Thirty-eight – d

‘All set??’ Srini(name changed), my cousin asked from one of the branches. He was always shirtless and wore shorts that was below knee usually, most of the days in his blue school uniform shorts. Srini was a daredevil nigger guy. He wouldn’t give a damn to if the sun baked or if the thorns pierced through his skin. Once he was bitten by a non poisonous snake while baiting for fishes in a small stream. We all were so fucking scared that he’d die but he was normal. And days after it happened he was acting so proud, he lied to everyone it was a poisonous snake and he still lived despite being bitten. Another time when his fore finger was bleeding after a crab bit it, he ran to his house, not for rescue but to show off. My mom would often tell my brother ‘Don’t you hang out with him’ and so did every mother in the town told her child. Nonetheless, we constantly enjoyed his company amid all the silly quarrels and laughter. Unlike his sisters, he was darkish, one of the many not-so-alluring features inherited from his father. He had spiky hairs and round lips. There was no tree that he couldn’t climb upto. From dwarfish cashew to jamun to the tallest garnecia.
So now, he was on top of the jamun tree, one on the road side of the mound. There were totally three in the mound, that we always went to, that bore the highest number of mouth watering jamuns. And back in our yard, we had two bearing equally the same number.
‘I’m dropping it down!’ we again heard his voice from the top.
Sunil, my brother was sitting on the edge of the mound, just above the road. Just looking around. He was the smallest among us.
The red georgette shawl was held right below the branch Srini was perched on. Two corners of the shawl was held by me while the other two, by my cousin, Srini’s sister Chavi(name changed). And we were squinting up. The jamuns had outperformed the leaves in the tree. There were just too many.
‘Look here! I’m about to leave them free’ he said.
‘Oh fella! Make it fast. Don’t worry, we’ll land it safe’ we replied to him.
My brother was now playing with some fallen twigs, drawing trails on the soil.
Srini had loosened his grip and the big bunch of jamuns fell down. Chavi and I moved back and forth, outstretching our hands in order for the fruits to fall right into the shawl. And once it did, we removed it from there, seperated the fruits from it’s cluster and poured it into the plastic cover we had bought to fill. And then we looked up for the next round of jamun picking.
We stood in the middle of the road balancing the shawl and occasionally when we heard the vehicles approaching, we’d move to the roadside, stand and return once they were gone. The jamuns would be so irresistible that we’d try to grab one or two inspite of Srini’s conditions on not to start eating unless and until he got down.
‘Sheethal! I’m climbing down if I catch you eating it one more time’ he’d say. But we were allowed to eat the wounded ones, ones that didn’t make to the soft shawl but hit right into the stone filled road.
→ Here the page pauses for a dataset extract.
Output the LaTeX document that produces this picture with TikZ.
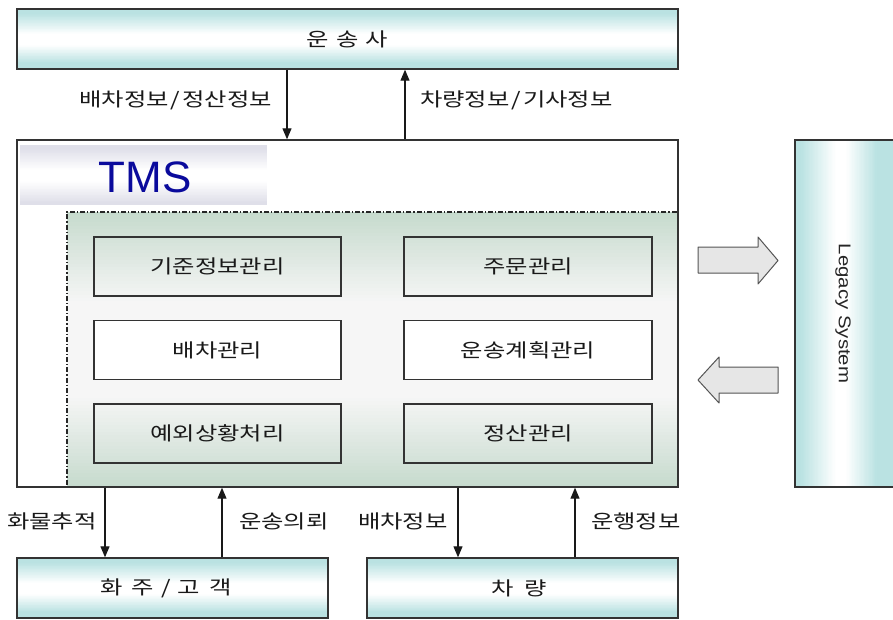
\documentclass[tikz,border=0pt]{standalone}
\usepackage{fontspec}
\newfontfamily\kr[FakeStretch=1.28]{Noto Sans CJK KR}
\newfontfamily\tmsfont{Liberation Sans}
\newfontfamily\legfont[FakeStretch=1.2]{Liberation Sans}
\usetikzlibrary{arrows.meta,calc}
\definecolor{cyanC}{HTML}{BAE2E2}
\definecolor{greenC}{HTML}{C6DACD}
\definecolor{lightC}{HTML}{F6F6F6}
\definecolor{lavC}{HTML}{DFDFE9}
\definecolor{navyC}{HTML}{0A0A9C}
\definecolor{edgeC}{HTML}{333333}
\definecolor{arrC}{HTML}{E6E6E6}
\definecolor{arrEdge}{HTML}{555555}
\tikzset{
  vgrad/.style n args={3}{path picture={
    \foreach \i in {0,...,79}{
      \pgfmathsetmacro\ta{\i/80}
      \pgfmathsetmacro\tb{min(1,(\i+1.8)/80)}
      \pgfmathsetmacro\tm{(\i+0.5)/80}
      \pgfmathsetmacro\pp{100*max(0,min(1,#3))}
      \fill[#1!\pp!#2] ($(path picture bounding box.north west)!\ta!(path picture bounding box.south west)$) rectangle ($(path picture bounding box.north east)!\tb!(path picture bounding box.south east)$);
    }}},
  hgrad/.style n args={3}{path picture={
    \foreach \i in {0,...,79}{
      \pgfmathsetmacro\ta{\i/80}
      \pgfmathsetmacro\tb{min(1,(\i+1.8)/80)}
      \pgfmathsetmacro\tm{(\i+0.5)/80}
      \pgfmathsetmacro\pp{100*max(0,min(1,#3))}
      \fill[#1!\pp!#2] ($(path picture bounding box.north west)!\ta!(path picture bounding box.north east)$) rectangle ($(path picture bounding box.south west)!\tb!(path picture bounding box.south east)$);
    }}},
  cyanband/.style={vgrad={cyanC}{white}{max((0.42-\tm)/0.34,(\tm-0.6)/0.3)}},
  outerbox/.style={draw=edgeC, line width=1.4pt, cyanband, inner sep=0pt},
  modbox/.style={draw=edgeC, line width=1.4pt, inner sep=0pt, minimum height=59pt},
  lbl/.style={font=\kr\fontsize{19}{22}\selectfont, text=black!90, inner sep=0pt},
  flow/.style={line width=1.1pt, draw=black!90, -{Triangle[length=11pt,width=9pt]}},
  blockarrow/.style={fill=arrC, draw=arrEdge, line width=1pt, line join=round}
}
\begin{document}
\begin{tikzpicture}[x=1pt,y=1pt]
\clip (0,0) rectangle (893,-619);
\fill[white] (0,0) rectangle (893,-619);

% carrier
\node[outerbox, minimum width=661pt, minimum height=60pt] (carrier) at (347.5,-39) {};
\node[lbl] (carriertxt) at (carrier.center) {운\hspace{7pt}송\hspace{7pt}사};

% TMS core region
\node[draw=black!85, line width=1.1pt, dash pattern=on 5pt off 2pt on 1.2pt off 2pt, vgrad={greenC}{lightC}{max((0.33-\tm)/0.33,(\tm-0.67)/0.33)}, minimum width=611pt, minimum height=275pt, inner sep=0pt] (core) at (372.5,-349.5) {};
% TMS outer box
\node[draw=edgeC, line width=1.4pt, minimum width=661pt, minimum height=347pt, inner sep=0pt] (tms) at (347.5,-313.5) {};
% banner
\node[vgrad={lavC}{white}{max((0.42-\tm)/0.36,(\tm-0.6)/0.36)}, minimum width=247pt, minimum height=60pt, inner sep=0pt] (banner) at (143.5,-175) {};
\node[font=\tmsfont\fontsize{44}{44}\selectfont, text=navyC, inner sep=0pt] (tmstxt) at (145,-177) {TMS};

% modules
\node[modbox, minimum width=247pt] (m1) at (217.5,-266.5) {};
\node[lbl] at (m1.center) {기준정보관리};
\node[modbox, minimum width=248pt] (m2) at (528,-266.5) {};
\node[lbl] at (m2.center) {주문관리};
\node[modbox, fill=white, minimum width=247pt] (m3) at (217.5,-350) {};
\node[lbl] at (m3.center) {배차관리};
\node[modbox, fill=white, minimum width=248pt] (m4) at (528,-350) {};
\node[lbl] at (m4.center) {운송계획관리};
\node[modbox, minimum width=247pt] (m5) at (217.5,-433.5) {};
\node[lbl] at (m5.center) {예외상황처리};
\node[modbox, minimum width=248pt] (m6) at (528,-433.5) {};
\node[lbl] at (m6.center) {정산관리};

% legacy
\node[draw=edgeC, line width=1.4pt, hgrad={cyanC}{white}{max((0.4-\tm)/0.34,(\tm-0.5)/0.3)}, minimum width=102pt, minimum height=347pt, inner sep=0pt] (legacy) at (846,-313.5) {};
\node[font=\legfont\fontsize{17}{20}\selectfont, text=black!85, rotate=-90, inner sep=0pt] (legtxt) at (843,-313.5) {Legacy System};

% block arrows
\draw[blockarrow] (698,-247) -- (758,-247) -- (758,-237) -- (778,-260.5) -- (758,-284) -- (758,-273) -- (698,-273) -- cycle;
\draw[blockarrow] (778,-367) -- (719,-367) -- (719,-357) -- (698,-380) -- (719,-403) -- (719,-393) -- (778,-393) -- cycle;

% bottom boxes
\node[outerbox, minimum width=311pt, minimum height=60pt] (shipper) at (172.5,-588) {};
\node[lbl] at (166,-588) {화\hspace{9pt}주\hspace{7pt}/\hspace{7pt}고\hspace{9pt}객};
\node[outerbox, minimum width=311pt, minimum height=60pt] (vehicle) at (522.5,-588) {};
\node[lbl] at (519,-588) {차\hspace{10pt}량};

% connectors
\coordinate (c1) at (287,0);
\coordinate (c2) at (405,0);
\coordinate (c3) at (105,0);
\coordinate (c4) at (222,0);
\coordinate (c5) at (458,0);
\coordinate (c6) at (575,0);
\draw[flow] (c1 |- carrier.south) -- (c1 |- tms.north);
\draw[flow] (c2 |- tms.north) -- (c2 |- carrier.south);
\draw[flow] (c3 |- tms.south) -- (c3 |- shipper.north);
\draw[flow] (c4 |- shipper.north) -- (c4 |- tms.south);
\draw[flow] (c5 |- tms.south) -- (c5 |- vehicle.north);
\draw[flow] (c6 |- vehicle.north) -- (c6 |- tms.south);

% connector labels
\node[lbl, anchor=east] (l1) at (272,-100) {배차정보\hspace{2pt}/\hspace{2pt}정산정보};
\node[lbl, anchor=west] (l2) at (420,-100) {차량정보\hspace{2pt}/\hspace{2pt}기사정보};
\node[lbl, anchor=west] (l3) at (7,-521) {화물추적};
\node[lbl, anchor=west] (l4) at (239,-521) {운송의뢰};
\node[lbl, anchor=west] (l5) at (358,-521) {배차정보};
\node[lbl, anchor=west] (l6) at (591,-521) {운행정보};
\end{tikzpicture}
\end{document}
The elders who’d see us while passing by ‘You kids got a lot there. Enjoy’
Sometimes Muslim kids would stop by while on their way to the mosque in the noon. They’d ask us to lend them some. We’d turn our heads up at Srini in the tree for approval. And after we got his nod, we’d agree on supplying them. They’d remove their white caps, upturn it for us to fill in. And they’d leave saying thank you. The fruits there after would taste even more delicious because we had shared them with the boys, and disappointed because they were less now by sharing.
By the time we’d reach home, our tongues would have turned purple. Inside, mom, uncle’s and aunties of Palthaje, our nearest next house, would be chit chatting. They’d pick from the cover for taste. Later Shrini and I’d take chairs, place the cover brimming with the purple fruit before us and go ahead to divide equally. He’d take half of them to Palthaje, his house and leave the rest for us. This was one of the routines in summer vacation.

Now, decades later all the tress, including jamun and cashew have been cut off by the rubber plantation after the two adjacent mounds were sold to them by Palthaje grandpa. The tree I mentioned in my narration still exists, but doesn’t produce fruits as much as it used to. Maybe because it knows, that even if it did, there wouldn’t be anyone to have it. The children who’d spend their vacation with it have now grown up and moved on, it knows.